Richard Wright was born on September 4, 1908, in rural Mississippi. His father's absence and his mother's ill health meant Wright and his younger brother, Alan, spent most of their childhoods moving around the Deep South to live with various relatives.

Wright was a good student, but as early as age 10 he began working a series of odd jobs to help support the family. He finished ninth grade in May 1925 at the top of his class, but he left school shortly afterward to find steady work. Despite his formal education being cut short, Wright was a voracious reader and continued to study independently.

Becoming an Author

In 1927 Wright moved to the South Side of Chicago and worked briefly for the postal service. He became affiliated with the Communist Party in 1932, and between 1932 and 1937 he wrote and published poetry, stories, and essays in communist journals and mainstream publications. Communism is an authoritarian form of government where the government controls the means of economic production.
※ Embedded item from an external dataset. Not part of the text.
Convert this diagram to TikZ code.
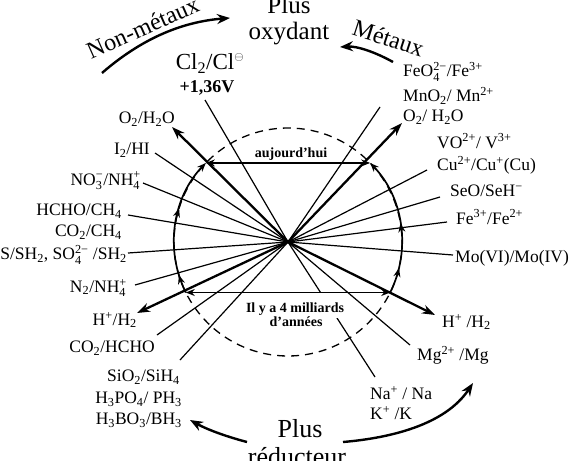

Wright's first book, Uncle Tom's Children (1938), helped establish his reputation as a voice for the poorest and most marginalized African American communities. He went on to publish many more books, essays, and poems, but he remains best known for the novel Native Son (1940) and the memoir Black Boy (1945). His work became associated with black existentialism, a literary movement focused on black empowerment. Black Boy provides an unflinching account of the author's violent childhood and youth in the Jim Crow South, where fear and racism dominated his existence. The term Jim Crow, derived from a minstrel singer, refers to laws that enforced segregation and discrimination. It also describes his young adulthood in Chicago, where racism continued to prevent him from achieving basic human dignity.

Later Life

Black Boy cemented respect for Richard Wright's in literary circles in the United States, but by the time of its publication, he had grown disenchanted with white America and moved to Paris, France. His later novels were heavily influenced by European existentialists, particularly French philosopher Jean-Paul Sartre and Danish philosopher Søren Kierkegaard, who concerned themselves with the plight of the individual in a meaningless universe. He remained in France until his death on November 28, 1960, but throughout his life he continued to write novels examining race relations in the country he had left behind.